Food was once just something I ate (too much of, on occasion!) and enjoyed eating! It wasn’t something I spent too much time thinking about or worried about, but all this changed 8 years ago. Since the births of my sons, 8 and 6 years ago, I’ve realised that food is so much more – it is socially and culturally pivotal in UK life.
My children can’t eat the foods that most other people can eat – they can’t eat dairy, egg or soya products. They can’t eat ‘normal’ food at Christmas, Easter or birthday parties and I hadn’t realised what a huge psychological impact this would have on them, and us.
They feel ‘different’ and regularly say they want to be ‘like everyone else’. They even get treated differently – I remember a mum at my sons school once saying that she wouldn’t be able to invite my son to tea as she didn’t want my sons restrictive eating habits to rub off on her child.
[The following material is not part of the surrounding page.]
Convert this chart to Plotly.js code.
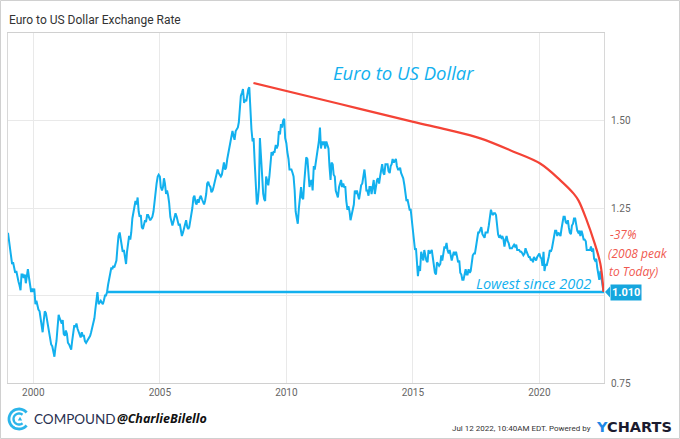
<!DOCTYPE html>
<html>
<head>
<meta charset="utf-8">
<script src="https://cdn.plot.ly/plotly-3.0.1.min.js"></script>
<style>
html,body{margin:0;padding:0;background:#fff;}
#chart{width:680px;height:439px;}
</style>
</head>
<body>
<div id="chart"></div>
<script>
// ---- DATA (semi-monthly EUR/USD readings, 1st & 15th of each month) ----
const startYear = 1999;
const eurusd = [
  // 1999
  1.179,1.160, 1.135,1.110, 1.090,1.095, 1.080,1.065, 1.070,1.050, 1.040,1.030, 1.015,1.060, 1.060,1.050, 1.060,1.035, 1.060,1.075, 1.050,1.035, 1.010,1.020,
  // 2000
  1.010,1.020, 0.975,0.985, 0.965,0.960, 0.955,0.930, 0.905,0.895, 0.930,0.955, 0.950,0.935, 0.920,0.905, 0.880,0.860, 0.855,0.845, 0.825,0.850, 0.870,0.905,
  // 2001
  0.945,0.935, 0.925,0.920, 0.930,0.890, 0.885,0.900, 0.890,0.865, 0.860,0.850, 0.845,0.870, 0.890,0.915, 0.910,0.920, 0.905,0.895, 0.890,0.880, 0.895,0.885,
  // 2002
  0.885,0.870, 0.865,0.870, 0.875,0.880, 0.885,0.895, 0.910,0.920, 0.935,0.960, 0.995,1.010, 0.975,0.980, 0.985,0.980, 0.975,0.985, 1.000,1.000, 1.010,1.030,
  // 2003
  1.050,1.065, 1.080,1.075, 1.085,1.080, 1.090,1.100, 1.140,1.170, 1.180,1.160, 1.140,1.125, 1.130,1.110, 1.090,1.125, 1.160,1.170, 1.160,1.180, 1.220,1.240,
  // 2004
  1.260,1.270, 1.260,1.280, 1.240,1.225, 1.230,1.195, 1.190,1.200, 1.215,1.210, 1.230,1.230, 1.220,1.215, 1.220,1.225, 1.240,1.270, 1.290,1.320, 1.340,1.345,
  // 2005
  1.340,1.310, 1.300,1.310, 1.335,1.320, 1.290,1.300, 1.285,1.265, 1.225,1.215, 1.200,1.210, 1.225,1.235, 1.225,1.215, 1.200,1.205, 1.180,1.170, 1.180,1.190,
  // 2006
  1.200,1.215, 1.195,1.190, 1.195,1.210, 1.225,1.250, 1.280,1.285, 1.265,1.260, 1.275,1.265, 1.280,1.285, 1.275,1.270, 1.260,1.270, 1.290,1.320, 1.325,1.315,
  // 2007
  1.310,1.295, 1.300,1.310, 1.320,1.335, 1.350,1.360, 1.350,1.345, 1.340,1.345, 1.365,1.380, 1.360,1.365, 1.390,1.405, 1.420,1.435, 1.450,1.470, 1.455,1.445,
  // 2008
  1.470,1.475, 1.480,1.495, 1.550,1.570, 1.580,1.590, 1.550,1.560, 1.555,1.575, 1.590,1.595, 1.520,1.475, 1.440,1.450, 1.380,1.310, 1.260,1.270, 1.310,1.450,
  // 2009
  1.390,1.320, 1.290,1.275, 1.270,1.340, 1.320,1.315, 1.340,1.380, 1.410,1.400, 1.410,1.410, 1.430,1.420, 1.430,1.470, 1.460,1.490, 1.480,1.500, 1.505,1.450,
  // 2010
  1.435,1.410, 1.390,1.360, 1.360,1.360, 1.350,1.340, 1.300,1.240, 1.220,1.205, 1.250,1.290, 1.310,1.280, 1.275,1.320, 1.380,1.395, 1.390,1.360, 1.310,1.325,
  // 2011
  1.330,1.300, 1.370,1.360, 1.380,1.400, 1.410,1.440, 1.480,1.420, 1.440,1.430, 1.440,1.420, 1.440,1.430, 1.420,1.370, 1.330,1.380, 1.375,1.345, 1.340,1.300,
  // 2012
  1.290,1.280, 1.310,1.320, 1.330,1.310, 1.320,1.310, 1.310,1.270, 1.245,1.255, 1.240,1.215, 1.230,1.240, 1.260,1.300, 1.290,1.300, 1.285,1.275, 1.295,1.315,
  // 2013
  1.320,1.335, 1.360,1.335, 1.300,1.300, 1.285,1.310, 1.310,1.290, 1.310,1.330, 1.290,1.315, 1.330,1.335, 1.320,1.340, 1.355,1.375, 1.350,1.345, 1.375,1.375,
  // 2014
  1.375,1.355, 1.350,1.370, 1.375,1.390, 1.380,1.385, 1.390,1.370, 1.360,1.360, 1.365,1.350, 1.340,1.335, 1.315,1.290, 1.270,1.275, 1.250,1.245, 1.245,1.215,
  // 2015
  1.200,1.160, 1.130,1.135, 1.085,1.055, 1.085,1.070, 1.125,1.115, 1.100,1.130, 1.110,1.100, 1.095,1.130, 1.120,1.125, 1.130,1.110, 1.075,1.065, 1.060,1.095,
  // 2016
  1.090,1.085, 1.090,1.115, 1.100,1.120, 1.140,1.135, 1.150,1.130, 1.120,1.130, 1.105,1.100, 1.115,1.125, 1.115,1.125, 1.110,1.095, 1.100,1.065, 1.060,1.045,
  // 2017
  1.045,1.065, 1.075,1.060, 1.060,1.075, 1.065,1.070, 1.090,1.115, 1.120,1.120, 1.140,1.160, 1.180,1.180, 1.190,1.195, 1.175,1.170, 1.165,1.180, 1.180,1.180,
  // 2018
  1.200,1.225, 1.245,1.235, 1.230,1.235, 1.235,1.230, 1.195,1.175, 1.165,1.170, 1.165,1.170, 1.160,1.140, 1.160,1.170, 1.155,1.150, 1.135,1.135, 1.135,1.140,
  // 2019
  1.145,1.140, 1.145,1.130, 1.130,1.130, 1.125,1.125, 1.120,1.115, 1.120,1.135, 1.125,1.120, 1.110,1.110, 1.100,1.105, 1.095,1.110, 1.105,1.100, 1.110,1.115,
  // 2020
  1.120,1.110, 1.105,1.085, 1.125,1.070, 1.090,1.085, 1.095,1.110, 1.130,1.125, 1.135,1.150, 1.180,1.185, 1.185,1.170, 1.180,1.175, 1.170,1.190, 1.210,1.225,
  // 2021
  1.225,1.210, 1.205,1.215, 1.195,1.180, 1.175,1.200, 1.205,1.220, 1.220,1.200, 1.185,1.180, 1.185,1.170, 1.185,1.175, 1.160,1.160, 1.155,1.130, 1.130,1.130,
  // 2022
  1.130,1.140, 1.125,1.135, 1.105,1.100, 1.105,1.080, 1.055,1.045, 1.070,1.050, 1.030,1.010
];

// red "peak to today" curve
const declineDates = ['2008-09-13','2012-02-15','2015-01-08','2016-05-08','2017-09-01','2018-12-24','2020-01-12','2020-10-30','2021-05-10','2021-07-20','2021-11-16','2022-02-24','2022-05-30','2022-07-15'];
const declineVals  = [1.607, 1.547, 1.496, 1.474, 1.449, 1.411, 1.377, 1.329, 1.291, 1.271, 1.214, 1.157, 1.091, 1.010];

// "lowest since 2002" level
const lowDates = ['2002-11-25','2022-07-22'];
const lowVals  = [1.010, 1.010];
const lastLabel = '1.010';

const yTickVals = [0.75, 1.00, 1.25, 1.50];
const yTickText = ['0.75', '', '1.25', '1.50'];
const xTickVals = ['2000-01-01','2005-01-01','2010-01-01','2015-01-01','2020-01-01'];
const xTickText = ['2000','2005','2010','2015','2020'];

// build dates (1st and 15th of each month)
const dates = [];
for (let i = 0; i < eurusd.length; i++) {
  const y = startYear + Math.floor(i / 24);
  const m = Math.floor((i % 24) / 2) + 1;
  const d = (i % 2 === 0) ? '01' : '15';
  dates.push(y + '-' + String(m).padStart(2, '0') + '-' + d);
}

const BLUE = '#12b0ee';
const RED = '#f44336';

const traces = [
  {x: dates, y: eurusd, type: 'scatter', mode: 'lines',
   line: {color: BLUE, width: 2}, hoverinfo: 'skip'},
  {x: lowDates, y: lowVals, type: 'scatter', mode: 'lines',
   line: {color: BLUE, width: 2.5}, hoverinfo: 'skip'},
  {x: declineDates, y: declineVals, type: 'scatter', mode: 'lines',
   line: {color: RED, width: 2.2, shape: 'spline', smoothing: 1}, hoverinfo: 'skip'}
];

// helpers for pixel-precise decorations
const L = 8, R = 76, T = 33, B = 56, W = 680, H = 439;
const pw = W - L - R, ph = H - T - B;
const px = v => (v - L) / pw;
const py = v => (H - B - v) / ph;

function arc(r, a0, a1, n) {
  let s = '';
  for (let i = 0; i <= n; i++) {
    const a = (a0 + (a1 - a0) * i / n) * Math.PI / 180;
    s += (i === 0 ? 'M ' : ' L ') + (r * Math.cos(a)).toFixed(2) + ',' + (r * Math.sin(a)).toFixed(2);
  }
  return s;
}

const shapes = [
  // outer frame
  {type: 'rect', xref: 'paper', yref: 'paper', x0: px(0.5), x1: px(679.5), y0: py(438.5), y1: py(0.5),
   line: {color: '#d0d0d0', width: 1}, fillcolor: 'rgba(0,0,0,0)', layer: 'below'},
  // notch of value label
  {type: 'path', xref: 'paper', yref: 'y', xsizemode: 'pixel', ysizemode: 'pixel',
   xanchor: 1, yanchor: 1.01, path: 'M 1,0 L 6,5.5 L 6,-5.5 Z',
   fillcolor: '#16a6de', line: {width: 0}},
  // compound logo rings
  {type: 'path', xref: 'paper', yref: 'paper', xsizemode: 'pixel', ysizemode: 'pixel',
   xanchor: px(19), yanchor: py(419), path: arc(10, 40, 320, 40),
   line: {color: '#2bb5ea', width: 2.8}},
  {type: 'path', xref: 'paper', yref: 'paper', xsizemode: 'pixel', ysizemode: 'pixel',
   xanchor: px(19), yanchor: py(419), path: arc(5.5, 50, 310, 30),
   line: {color: '#2bb5ea', width: 2.3}},
  {type: 'path', xref: 'paper', yref: 'paper', xsizemode: 'pixel', ysizemode: 'pixel',
   xanchor: px(20), yanchor: py(419), path: 'M -2.2,-1.6 L 2.2,-1.6 L 0,2.2 Z',
   fillcolor: '#2bb5ea', line: {width: 0}}
];

const redFont = {family: 'Open Sans, sans-serif', size: 12, color: '#f0584f'};
const footFont = {family: 'Roboto, sans-serif', size: 8, color: '#333'};
const annotations = [
  {xref: 'paper', yref: 'paper', x: px(7), y: py(20), xanchor: 'left', yanchor: 'middle',
   text: 'Euro to US Dollar Exchange Rate', showarrow: false,
   font: {family: 'Roboto, sans-serif', size: 12, color: '#333'}},
  {xref: 'paper', yref: 'paper', x: px(403), y: py(72), xanchor: 'center', yanchor: 'middle',
   text: '<i>Euro to US Dollar</i>', showarrow: false,
   font: {family: 'Open Sans, sans-serif', size: 18.5, color: BLUE}},
  {xref: 'paper', yref: 'paper', x: px(608), y: py(234), xanchor: 'left', yanchor: 'middle',
   text: '<i>-37%</i>', showarrow: false, font: redFont},
  {xref: 'paper', yref: 'paper', x: px(606), y: py(253), xanchor: 'left', yanchor: 'middle',
   text: '<i>(2008 peak</i>', showarrow: false, font: redFont},
  {xref: 'paper', yref: 'paper', x: px(607), y: py(271), xanchor: 'left', yanchor: 'middle',
   text: '<i>to Today)</i>', showarrow: false, font: redFont},
  {xref: 'paper', yref: 'paper', x: px(533), y: py(283), xanchor: 'center', yanchor: 'middle',
   text: '<i>Lowest since 2002</i>', showarrow: false,
   font: {family: 'Open Sans, sans-serif', size: 14.5, color: BLUE}},
  {xref: 'paper', yref: 'y', x: 1, y: 1.01, xanchor: 'left', yanchor: 'middle', xshift: 6,
   text: '<b>' + lastLabel + '</b>', showarrow: false, bgcolor: '#16a6de', borderpad: 1,
   font: {family: 'Roboto, sans-serif', size: 11, color: '#fff'}},
  {xref: 'paper', yref: 'paper', x: px(32), y: py(419), xanchor: 'left', yanchor: 'middle',
   text: 'COMPOUND', showarrow: false,
   font: {family: 'Lato, sans-serif', size: 13.5, color: '#28304f'}},
  {xref: 'paper', yref: 'paper', x: px(115), y: py(419), xanchor: 'left', yanchor: 'middle',
   text: '<b><i>@CharlieBilello</i></b>', showarrow: false,
   font: {family: 'Open Sans, sans-serif', size: 12.5, color: '#111'}},
  {xref: 'paper', yref: 'paper', x: px(549), y: py(428), xanchor: 'right', yanchor: 'middle',
   text: 'Jul 12 2022, 10:40AM EDT.', showarrow: false, font: footFont},
  {xref: 'paper', yref: 'paper', x: px(593), y: py(428), xanchor: 'right', yanchor: 'middle',
   text: 'Powered by', showarrow: false, font: footFont},
  {xref: 'paper', yref: 'paper', x: px(594), y: py(427), xanchor: 'left', yanchor: 'middle',
   text: '<b><span style="color:#1e88e5">Y</span>CHARTS</b>', showarrow: false,
   font: {family: 'DejaVu Sans, sans-serif', size: 14.5, color: '#1b1b2f'}}
];

const layout = {
  width: W, height: H,
  margin: {l: L, r: R, t: T, b: B},
  paper_bgcolor: '#fff', plot_bgcolor: '#fff',
  showlegend: false,
  font: {family: 'Roboto, sans-serif', color: '#666'},
  xaxis: {
    type: 'date', range: ['1999-01-01', '2022-07-22'],
    tickvals: xTickVals, ticktext: xTickText,
    showgrid: true, gridcolor: '#e9e9e9', gridwidth: 1,
    showline: true, linecolor: '#d0d0d0', mirror: true, linewidth: 1,
    ticks: '', tickfont: {size: 10, color: '#666'}, zeroline: false
  },
  yaxis: {
    range: [0.75, 1.75], side: 'right',
    tickvals: yTickVals, ticktext: yTickText,
    showgrid: true, gridcolor: '#e9e9e9', gridwidth: 1,
    showline: true, linecolor: '#d8d8d8', mirror: true, linewidth: 1,
    ticks: 'outside', ticklen: 4, tickcolor: 'rgba(0,0,0,0)',
    tickfont: {size: 10, color: '#666'}, zeroline: false
  },
  shapes: shapes,
  annotations: annotations
};

Plotly.newPlot('chart', traces, layout, {displayModeBar: false, staticPlot: true});
</script>
</body>
</html>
We’ve had restaurants rudely turn us away, rather than have to spare a few minutes checking ingredients, waiters sneer at our admittedly unusual food choices, friends refuse to eat our free from f oods, and children’s party venues refuse to allow us to bring our own ‘safe foods’ for the children.
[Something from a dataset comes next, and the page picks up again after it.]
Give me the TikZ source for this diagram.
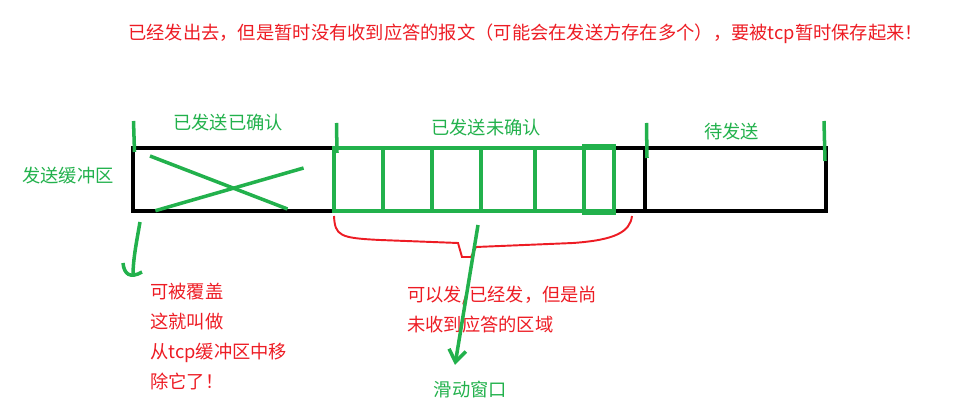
\documentclass[tikz,border=0pt]{standalone}
\usepackage{fontspec}
\setmainfont{Noto Sans CJK SC}
\usepackage{xcolor}
\usetikzlibrary{arrows.meta, calc}
\definecolor{paintred}{HTML}{ED1C24}
\definecolor{paintgreen}{HTML}{22B14C}

\begin{document}
\begin{tikzpicture}[x=0.02cm, y=-0.02cm, >={Straight Barb[length=2.4mm, width=3.4mm]},
  every node/.style={font={\fontsize{10.4}{17.07}\selectfont}, inner sep=0pt},
  redtext/.style={text=paintred, align=left, anchor=west},
  greentext/.style={text=paintgreen},
  pen/.style={paintgreen, line width=2pt},
  boxpen/.style={black, line width=2pt},
  redpen/.style={paintred, line width=1.1pt}]
  \useasboundingbox (0,0) rectangle (957,411);
  % labels
  \node[redtext] (note) at (128,33.3) {已经发出去，但是暂时没有收到应答的报文（可能会在发送方存在多个），要被tcp暂时保存起来！};
  \node[greentext] (buffer) at (68,176) {发送缓冲区};
  \node[greentext] (acked) at (228,122.7) {已发送已确认};
  \node[greentext] (unacked) at (486,128) {已发送未确认};
  \node[greentext] (pending) at (731.6,131.7) {待发送};
  \node[redtext] (removed) at (150,336.7) {可被覆盖\\这就叫做\\从tcp缓冲区中移\\除它了！};
  \node[redtext] (inflight) at (407,310) {可以发/已经发，但是尚\\未收到应答的区域};
  \node[greentext] (window) at (470.5,390) {滑动窗口};
  % buffer
  \draw[boxpen] (133,148) rectangle (826,211);
  \draw[boxpen] (645,148) -- (645,211);
  \draw[pen] (150,156) -- (287.5,209);
  \draw[pen] (155.4,210.7) -- (303.6,168);
  \draw[pen] (334,148) rectangle (614,211);
  \foreach \cx in {383,432,481,535}
    \draw[pen] (\cx,148) -- (\cx,211);
  \draw[pen] (584,146) rectangle (614,213);
  % ticks
  \draw[pen] (133.5,121) -- (134.5,152);
  \draw[pen] (336.5,123) -- (337,153);
  \draw[pen] (646.5,123) -- (647,158);
  \draw[pen] (824,121) -- (825,161);
  % brace
  \draw[redpen] (334,216) .. controls (335,236) and (340,238) .. (380,240) -- (458,243) -- (462,257) -- (471,257) -- (476,247) -- (573,243) .. controls (615,240) and (630,232) .. (632,216);
  % arrows
  \coordinate (coverfrom) at (140,222);
  \coordinate (coverto) at (133,276);
  \draw[pen] (coverfrom) .. controls (136,245) and (133,260) .. (coverto);
  \draw[pen] (123,263) .. controls (124,274) and (130,279) .. (142,272);
  \coordinate (winfrom) at (478,225);
  \coordinate (winto) at (455,365);
  \draw[pen, ->] (winfrom) -- (winto);
\end{tikzpicture}
\end{document}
To complicate matters further, not only can my sons not eat some foods, but they regularly refuse the foods they can eat due to the psychological impact of food having caused them pain for years. They have ‘food aversive’ behaviour which essentially means they are so anxious around food that they self restrict and often try to avoid food altogether.
Mealtimes have become a battle ground, and it goes without saying that mummy never wins. Our mealtimes have changed so much – they are regularly the focus of the day and every spoonful is monitored to check they get enough nutrition.
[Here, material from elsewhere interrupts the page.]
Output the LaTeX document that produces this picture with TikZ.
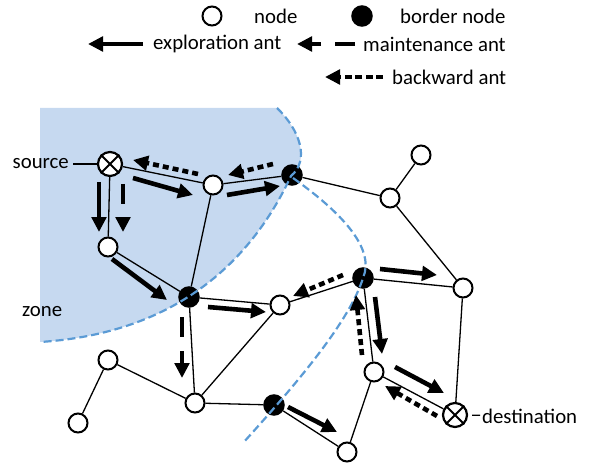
\documentclass[tikz,border=0pt]{standalone}
\usepackage{fontspec}
\setmainfont{Carlito}
\usetikzlibrary{arrows.meta}
\definecolor{zonefill}{HTML}{C6D9F0}
\definecolor{zoneline}{HTML}{5B9BD5}
\begin{document}
\begin{tikzpicture}[x=1pt,y=-1pt,
  every node/.style={font=\fontsize{20.8}{24}\selectfont},
  nd/.style={circle,draw,line width=2pt,fill=white,minimum size=19pt,inner sep=0pt},
  xnd/.style={circle,draw,line width=2.2pt,fill=white,minimum size=24pt,inner sep=0pt},
  bnd/.style={circle,draw,line width=2pt,fill=black,minimum size=19.5pt,inner sep=0pt},
  edge/.style={line width=1.3pt},
  ant/.style={line width=4.6pt,-{Triangle[length=15pt,width=14.5pt]}},
  explore/.style={ant},
  maint/.style={ant,dash pattern=on 20pt off 14pt},
  backw/.style={ant,dash pattern=on 6pt off 4pt},
  boundary/.style={zoneline,line width=2.2pt,dash pattern=on 8pt off 4pt},
  lbl/.style={inner sep=0pt,anchor=west}]
\useasboundingbox (0,0) rectangle (591,465);
% zone
\fill[zonefill] (40,108) -- (277,108) .. controls (300,130) and (310,160) .. (291,176)
  .. controls (240,285) and (150,335) .. (40,342) -- cycle;
% nodes
\node[xnd] (S) at (110,164) {};
\node[nd] (A) at (213,185) {};
\node[bnd] (B1) at (292,175) {};
\node[nd] (C) at (108,247) {};
\node[bnd] (B2) at (189,297) {};
\node[nd] (D) at (280,305) {};
\node[bnd] (B3) at (363,278) {};
\node[nd] (E) at (463,288) {};
\node[nd] (F) at (390,198) {};
\node[nd] (G) at (421,155) {};
\node[nd] (H) at (374,372) {};
\node[xnd] (T) at (455,415) {};
\node[nd] (I) at (347,452) {};
\node[bnd] (B4) at (274,405) {};
\node[nd] (J) at (195,403) {};
\node[nd] (K) at (108,360) {};
\node[nd] (L) at (78,423) {};
\draw[line width=2pt] (S.45) -- (S.225) (S.135) -- (S.315);
\draw[line width=2pt] (T.45) -- (T.225) (T.135) -- (T.315);
% edges
\draw[edge] (S) -- (A) (A) -- (B1) (S) -- (C) (C) -- (B2) (A) -- (B2)
  (B1) -- (F) (F) -- (G) (F) -- (E) (B2) -- (D) (B2) -- (J) (J) -- (D)
  (J) -- (B4) (J) -- (K) (K) -- (L) (D) -- (B3) (B3) -- (E) (B3) -- (H)
  (H) -- (T) (H) -- (I) (B4) -- (I) (E) -- (T);
% labels
\node[inner sep=0pt,anchor=east] (srcl) at (69,164) {source};
\draw[edge,shorten <=4pt] (srcl) -- (S);
\node[lbl] (dstl) at (482,416) {destination};
\draw[edge,shorten <=4pt,shorten >=2pt] (T) -- (dstl);
\node[lbl] (zl) at (22,312) {zone};
% zone boundaries
\draw[boundary] (277,108) .. controls (300,130) and (310,160) .. (291,176)
  .. controls (240,285) and (150,335) .. (40,342);
\draw[boundary] (293,178) .. controls (345,215) and (375,250) .. (363,278)
  .. controls (350,320) and (300,380) .. (243,443);
% ants
\coordinate (a1s) at (133,178); \coordinate (a1e) at (193,195);
\coordinate (a2s) at (198,174); \coordinate (a2e) at (133,160);
\coordinate (a3s) at (227,195); \coordinate (a3e) at (280,186);
\coordinate (a4s) at (273,164); \coordinate (a4e) at (228,175);
\coordinate (a5s) at (99,182); \coordinate (a5e) at (99,232);
\coordinate (a6s) at (123,184); \coordinate (a6e) at (123,232);
\coordinate (a7s) at (112,259); \coordinate (a7e) at (167,300);
\coordinate (a8s) at (208,307); \coordinate (a8e) at (266,312);
\coordinate (a9s) at (182,317); \coordinate (a9e) at (182,378);
\coordinate (a10s) at (343,275); \coordinate (a10e) at (293,296);
\coordinate (a11s) at (380,269); \coordinate (a11e) at (437,275);
\coordinate (a12s) at (362,355); \coordinate (a12e) at (356,295);
\coordinate (a13s) at (375,297); \coordinate (a13e) at (382,354);
\coordinate (a14s) at (395,367); \coordinate (a14e) at (444,393);
\coordinate (a15s) at (437,416); \coordinate (a15e) at (385,386);
\coordinate (a16s) at (288,407); \coordinate (a16e) at (337,432);
\draw[explore] (a1s) -- (a1e);
\draw[backw] (a2s) -- (a2e);
\draw[explore] (a3s) -- (a3e);
\draw[backw] (a4s) -- (a4e);
\draw[explore] (a5s) -- (a5e);
\draw[maint] (a6s) -- (a6e);
\draw[explore] (a7s) -- (a7e);
\draw[explore] (a8s) -- (a8e);
\draw[maint] (a9s) -- (a9e);
\draw[backw] (a10s) -- (a10e);
\draw[explore] (a11s) -- (a11e);
\draw[backw] (a12s) -- (a12e);
\draw[explore] (a13s) -- (a13e);
\draw[explore] (a14s) -- (a14e);
\draw[backw] (a15s) -- (a15e);
\draw[explore] (a16s) -- (a16e);
% legend
\node[nd] (lgn) at (212,16) {};
\node[lbl] (lgnt) at (254,16) {node};
\node[bnd] (lgb) at (362,16) {};
\node[lbl] (lgbt) at (400,16) {border node};
\coordinate (le1) at (143,44); \coordinate (le2) at (88,44);
\draw[explore] (le1) -- (le2);
\node[lbl] (let) at (153,44) {exploration ant};
\coordinate (lm1) at (355,44); \coordinate (lm2) at (297,44);
\draw[maint] (lm1) -- (lm2);
\node[lbl] (lmt) at (363,44) {maintenance ant};
\coordinate (lb1) at (383,77); \coordinate (lb2) at (325,77);
\draw[ant,dash pattern=on 7pt off 3.5pt] (lb1) -- (lb2);
\node[lbl] (lbt) at (392,77) {backward ant};
\end{tikzpicture}
\end{document}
How we solve these issues is not yet clear but , as always, we plough on with positivity, encouragement, love and support.
The one thing that has become clear though, is that food is so much more than a source of nutrition, particularly for children. Maybe we could all pay a thought for the children on special diets and try to be more inclusive wherever we can – at schools, at friends houses, parties and special occasions.
In a society where allergies and intolerances are rapidly increasing, this will become increasingly important.
An afterthought – having reread this blog, I realise I’ve included about the more difficult food experiences we have had but of course I must mention the fact that we have also experienced immense kindness and some friends and family have gone way beyond in trying to make my sons feel welcome and included – thanks guys!!